# Collected material

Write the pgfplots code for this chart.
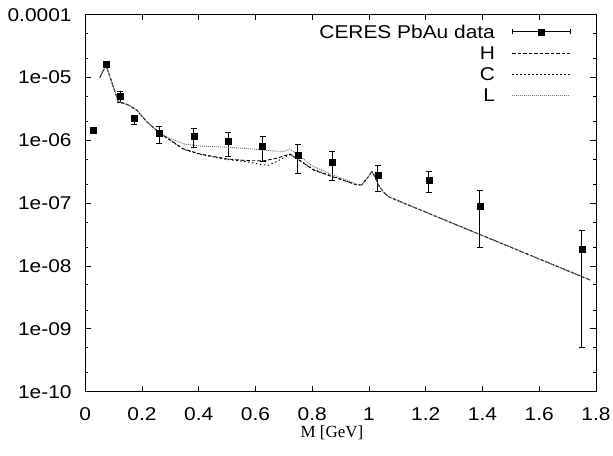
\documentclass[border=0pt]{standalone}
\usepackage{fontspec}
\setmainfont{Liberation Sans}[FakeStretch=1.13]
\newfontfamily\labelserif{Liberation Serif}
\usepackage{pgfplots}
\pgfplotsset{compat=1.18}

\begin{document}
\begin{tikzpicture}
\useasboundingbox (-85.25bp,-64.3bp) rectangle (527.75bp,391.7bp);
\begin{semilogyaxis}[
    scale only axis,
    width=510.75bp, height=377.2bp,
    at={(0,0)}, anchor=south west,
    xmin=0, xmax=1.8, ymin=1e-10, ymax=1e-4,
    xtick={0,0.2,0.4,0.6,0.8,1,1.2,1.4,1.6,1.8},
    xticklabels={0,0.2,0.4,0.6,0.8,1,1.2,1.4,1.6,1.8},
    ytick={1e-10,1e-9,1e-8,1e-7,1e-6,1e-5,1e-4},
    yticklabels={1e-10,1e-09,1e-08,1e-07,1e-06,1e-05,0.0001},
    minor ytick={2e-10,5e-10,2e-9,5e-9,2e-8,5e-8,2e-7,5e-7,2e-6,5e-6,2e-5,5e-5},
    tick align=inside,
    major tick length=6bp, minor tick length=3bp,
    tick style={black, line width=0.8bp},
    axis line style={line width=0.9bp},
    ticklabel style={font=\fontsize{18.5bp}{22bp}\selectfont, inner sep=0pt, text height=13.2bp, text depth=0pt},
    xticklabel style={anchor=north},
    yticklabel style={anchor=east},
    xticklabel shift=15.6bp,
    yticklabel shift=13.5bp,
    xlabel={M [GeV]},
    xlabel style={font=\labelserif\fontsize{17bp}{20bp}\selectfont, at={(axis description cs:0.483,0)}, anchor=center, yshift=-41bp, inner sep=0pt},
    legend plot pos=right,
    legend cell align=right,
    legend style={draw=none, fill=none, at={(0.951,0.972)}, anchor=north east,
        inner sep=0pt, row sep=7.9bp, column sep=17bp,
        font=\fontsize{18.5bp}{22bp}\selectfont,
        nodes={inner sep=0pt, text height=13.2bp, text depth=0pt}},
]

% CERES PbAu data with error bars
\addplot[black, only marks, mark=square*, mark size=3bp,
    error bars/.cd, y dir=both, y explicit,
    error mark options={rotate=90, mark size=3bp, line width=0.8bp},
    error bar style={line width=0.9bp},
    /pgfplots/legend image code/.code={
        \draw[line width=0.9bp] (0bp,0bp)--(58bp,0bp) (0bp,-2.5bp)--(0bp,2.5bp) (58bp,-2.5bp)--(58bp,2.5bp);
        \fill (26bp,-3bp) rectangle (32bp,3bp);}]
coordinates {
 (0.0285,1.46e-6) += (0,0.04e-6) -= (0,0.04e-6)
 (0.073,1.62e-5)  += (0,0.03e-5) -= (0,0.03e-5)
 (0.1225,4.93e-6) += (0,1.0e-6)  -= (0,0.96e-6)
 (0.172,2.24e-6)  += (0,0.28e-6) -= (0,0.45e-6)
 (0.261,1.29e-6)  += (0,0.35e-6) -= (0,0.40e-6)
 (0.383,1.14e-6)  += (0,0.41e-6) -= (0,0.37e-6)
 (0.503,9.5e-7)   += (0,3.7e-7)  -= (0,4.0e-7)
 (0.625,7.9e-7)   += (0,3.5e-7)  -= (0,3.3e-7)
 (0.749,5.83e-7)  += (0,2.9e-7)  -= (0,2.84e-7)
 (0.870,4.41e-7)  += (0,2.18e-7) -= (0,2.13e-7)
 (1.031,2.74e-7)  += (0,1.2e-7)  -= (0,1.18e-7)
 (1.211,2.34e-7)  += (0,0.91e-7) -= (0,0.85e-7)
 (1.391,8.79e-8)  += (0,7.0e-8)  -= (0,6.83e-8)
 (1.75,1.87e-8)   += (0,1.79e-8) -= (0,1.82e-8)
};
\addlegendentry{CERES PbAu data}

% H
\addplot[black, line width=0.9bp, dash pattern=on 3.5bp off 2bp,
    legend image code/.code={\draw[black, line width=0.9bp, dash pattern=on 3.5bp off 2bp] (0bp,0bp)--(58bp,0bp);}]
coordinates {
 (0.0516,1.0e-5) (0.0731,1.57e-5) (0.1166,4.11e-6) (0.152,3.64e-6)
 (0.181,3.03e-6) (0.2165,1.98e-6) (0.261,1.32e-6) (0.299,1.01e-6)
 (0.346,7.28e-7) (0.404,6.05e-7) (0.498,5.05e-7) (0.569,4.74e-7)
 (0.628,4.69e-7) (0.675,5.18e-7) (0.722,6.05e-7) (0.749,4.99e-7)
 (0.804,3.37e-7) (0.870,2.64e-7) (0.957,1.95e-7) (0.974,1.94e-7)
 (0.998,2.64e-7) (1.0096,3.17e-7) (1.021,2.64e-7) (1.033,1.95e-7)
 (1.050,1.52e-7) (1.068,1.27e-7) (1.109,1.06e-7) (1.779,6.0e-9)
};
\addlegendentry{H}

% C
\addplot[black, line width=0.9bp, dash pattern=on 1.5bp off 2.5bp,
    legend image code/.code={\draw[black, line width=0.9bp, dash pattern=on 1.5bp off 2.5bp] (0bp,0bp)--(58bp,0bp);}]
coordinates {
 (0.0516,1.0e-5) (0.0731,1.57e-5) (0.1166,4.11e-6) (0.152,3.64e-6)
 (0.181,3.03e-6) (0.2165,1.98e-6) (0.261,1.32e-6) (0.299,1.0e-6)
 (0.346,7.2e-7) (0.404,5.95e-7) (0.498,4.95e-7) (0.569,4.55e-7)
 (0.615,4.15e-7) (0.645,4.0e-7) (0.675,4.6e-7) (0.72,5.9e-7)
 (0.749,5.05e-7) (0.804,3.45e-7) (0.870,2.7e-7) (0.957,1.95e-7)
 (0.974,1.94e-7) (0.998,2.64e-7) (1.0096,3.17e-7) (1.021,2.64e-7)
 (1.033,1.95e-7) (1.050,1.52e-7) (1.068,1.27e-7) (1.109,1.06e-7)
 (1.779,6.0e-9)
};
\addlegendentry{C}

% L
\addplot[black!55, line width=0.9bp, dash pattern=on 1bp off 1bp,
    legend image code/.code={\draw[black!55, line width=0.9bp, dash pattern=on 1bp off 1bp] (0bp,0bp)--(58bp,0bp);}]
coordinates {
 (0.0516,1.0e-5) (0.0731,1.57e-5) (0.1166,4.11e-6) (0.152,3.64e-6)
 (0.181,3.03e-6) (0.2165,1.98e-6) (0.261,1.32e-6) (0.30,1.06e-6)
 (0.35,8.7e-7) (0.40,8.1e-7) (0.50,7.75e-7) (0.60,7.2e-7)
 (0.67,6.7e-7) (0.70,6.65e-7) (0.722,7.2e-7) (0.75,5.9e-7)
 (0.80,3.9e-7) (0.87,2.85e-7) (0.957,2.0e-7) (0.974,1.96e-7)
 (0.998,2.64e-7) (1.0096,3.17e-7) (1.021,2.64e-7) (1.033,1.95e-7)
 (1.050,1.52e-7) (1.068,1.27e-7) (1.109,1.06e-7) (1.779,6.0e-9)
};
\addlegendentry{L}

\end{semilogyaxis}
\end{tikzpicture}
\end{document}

# Requirements
Scan the material above for the word "code". Copy each line where it occurs.

# Full response
Write the pgfplots code for this chart.
    /pgfplots/legend image code/.code={
    legend image code/.code={\draw[black, line width=0.9bp, dash pattern=on 3.5bp off 2bp] (0bp,0bp)--(58bp,0bp);}]
    legend image code/.code={\draw[black, line width=0.9bp, dash pattern=on 1.5bp off 2.5bp] (0bp,0bp)--(58bp,0bp);}]
    legend image code/.code={\draw[black!55, line width=0.9bp, dash pattern=on 1bp off 1bp] (0bp,0bp)--(58bp,0bp);}]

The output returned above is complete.